The cities serve similar numbers of people. In January, Augusta spent nearly $25,000 helping 65 people in 49 cases, but Waterville spent $6,200 helping 58 people in 44 cases, according to Linda Fossa, Waterville’s welfare director.

To get GA, someone must only be “physically present” in a city or town “with the intention of remaining,” according to state law, making the number of people on GA somewhat fluid. Often they’re seeking a place to live. About two-thirds of Augusta’s GA went toward housing in 2014, up from less than half in 2004.

And Augusta has lots of housing: More than 1,000 apartment buildings with nearly 4,500 units, with another 10 rooming houses.

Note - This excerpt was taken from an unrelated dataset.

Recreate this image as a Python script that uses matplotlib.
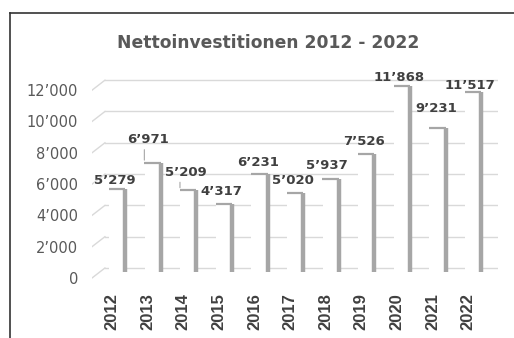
import numpy as np
import matplotlib
matplotlib.use("Agg")
import matplotlib.pyplot as plt
from matplotlib.lines import Line2D

plt.rcParams['font.family'] = ['DejaVu Sans']

# Daten
years = ["2012", "2013", "2014", "2015", "2016", "2017", "2018", "2019", "2020", "2021", "2022"]
values = [5279, 6971, 5209, 4317, 6231, 5020, 5937, 7526, 11868, 9231, 11517]
yticks = [0, 2000, 4000, 6000, 8000, 10000, 12000]

# Label-Versatz in Pixeln (dx, dy)
label_off = [(3, 9), (0, 23), (3, 18), (3, 13), (4, 12), (3, 13), (1, 14), (3, 13), (2, 9), (4, 19), (2, 6)]
leaders = {1, 2}


def fmt(v):
    return f"{v:,}".replace(",", "\u2019")


W, H = 514, 338
fig = plt.figure(figsize=(W / 100, H / 100), dpi=100)
ax = fig.add_axes([92 / W, (H - 282) / H, 406 / W, 212 / H])

px_per_unit = 0.01565          # Pixel pro Wert
front = 6 / px_per_unit        # vordere Ebene (Achsenbeschriftung)
back = 4 / px_per_unit         # hintere Ebene (Gitter)

x = np.arange(len(years))
grid_c = "#d9d9d9"
bar_c = "#a6a6a6"

# Gitter auf der Rückwand + schräge Bodenlinien
for v in yticks:
    ax.plot([-0.197, 10.84], [v + back, v + back], color=grid_c, lw=1.0, zorder=1)
    ax.plot([-0.56, -0.197], [v - front, v + back], color=grid_c, lw=1.0, zorder=1)

# 3D-artige Säulen: weisse Front, graue Seite und Deckel
ax.bar(x + 0.125, values, width=0.42, color="white", zorder=2)
ax.vlines(x + 0.37, 0, values, color=bar_c, lw=3.2, zorder=3)
ax.hlines(values, x - 0.09, x + 0.37, color=bar_c, lw=1.6, zorder=3)

for i, v in enumerate(values):
    dx, dy = label_off[i]
    ax.annotate(fmt(v), (x[i], v), xytext=(dx, dy), textcoords="offset pixels",
                ha="center", va="center", fontsize=9.5, fontweight="bold",
                color="#404040", zorder=4)
    if i in leaders:
        ax.annotate("", (x[i] - 0.09, v), xytext=(x[i] - 0.09, v + (dy - 7) / px_per_unit),
                    arrowprops=dict(arrowstyle="-", color="#a6a6a6", lw=0.8), zorder=4)

ax.set_xlim(-0.56, 10.84)
ax.set_ylim(-639, 12907)
ax.set_yticks([t - front for t in yticks], [fmt(t) for t in yticks])
ax.set_xticks(x, years, rotation=90, fontweight="bold", family=["Liberation Sans"])
ax.tick_params(axis="y", length=0, pad=10, labelsize=10.5, labelcolor="#595959")
ax.tick_params(axis="x", length=0, pad=8, labelsize=12, labelcolor="#404040")
for s in ax.spines.values():
    s.set_visible(False)

fig.text(268 / W, 1 - 43 / H, "Nettoinvestitionen 2012 - 2022", ha="center", va="center",
         fontsize=12.3, fontweight="bold", color="#595959")

# Rahmen
fig.add_artist(Line2D([10 / W, 1], [1 - 13 / H, 1 - 13 / H], color="#333333", lw=1.2))
fig.add_artist(Line2D([10 / W, 10 / W], [0, 1 - 13 / H], color="#333333", lw=1.2))

fig.savefig("out.png", dpi=100)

Waterville has 3,700 apartment units and no rooming houses.

“As the recession hit and more people had a need for housing, they migrated to Augusta within the region because Augusta had available units,” St. Pierre said.

Now Maine pays half of GA costs everywhere except for Portland, Lewiston and Bangor. Once those cities reach a spending threshold, Maine pays 90 percent of costs. LePage’s budget would flip and cap the GA formula, applying it to everyone. Up front, Maine would pay 90 percent, but once GA costs reach 40 percent of the previous six-year average, the state would reduce reimbursements to 10 percent.

Leif Dahlin, director of Augusta’s community services department, said the “tapped” city would have to make difficult cuts or raise taxes if it loses GA money.

He said the GA office has seen more people needing help with medical care after cuts to MaineCare. He said the city is starting to see the effect of LePage’s decision not to seek a federal waiver that could have extended food stamp coverage for 6,500 Mainers who lost benefits in January.

“We’re bare-bones now, and I resent the notion that we can find more cuts,” Dahlin said. “We’ve taken out the ankles, the feet; we’re in the vital organs now.”

FAIR COMPARISON?

In an interview, DHHS Commissioner Mary Mayhew cited no specific problems with GA administration in Augusta.

However, she said its difference from Waterville, given their similar poverty rates, is “one of the comparisons that need to be evaluated” when discussing GA, saying the administration is “seeking better financial predictability” about year-to-year spending.

But Geoff Herman, a lobbyist for the Maine Municipal Association, said there are “so many factors as to what is putting pressure” on cities and towns that it makes it difficult to compare different places. After the department’s finding that Augusta’s GA program is in compliance, he said that should have been “the end of the conversation.”

Asked whether he supports LePage’s plan, Sen. Roger Katz, R-Augusta, who sits on the Legislature’s budget-writing committee, said he’d be reluctant to support something that adds to Augusta’s local tax burden. He said he’d co-sponsor a bill backed by the municipal association that would give the state control over GA. Herman said the bill would give the state the chance to revamp the program.

However, Mayhew said that would run “absolutely counter” to LePage’s insistence that “we keep these programs local.”

But Katz, a former Augusta mayor, called GA “a piece of local control that, as far as I can tell, the service centers would happily give up,” and Augusta officials said they’d like to get it off their plates.

“It’s a lot of work,” Dahlin said. “It’s much harder to say ‘no’ to people than it is to say ‘yes’ to people, and we say a lot of ‘no’ to people.”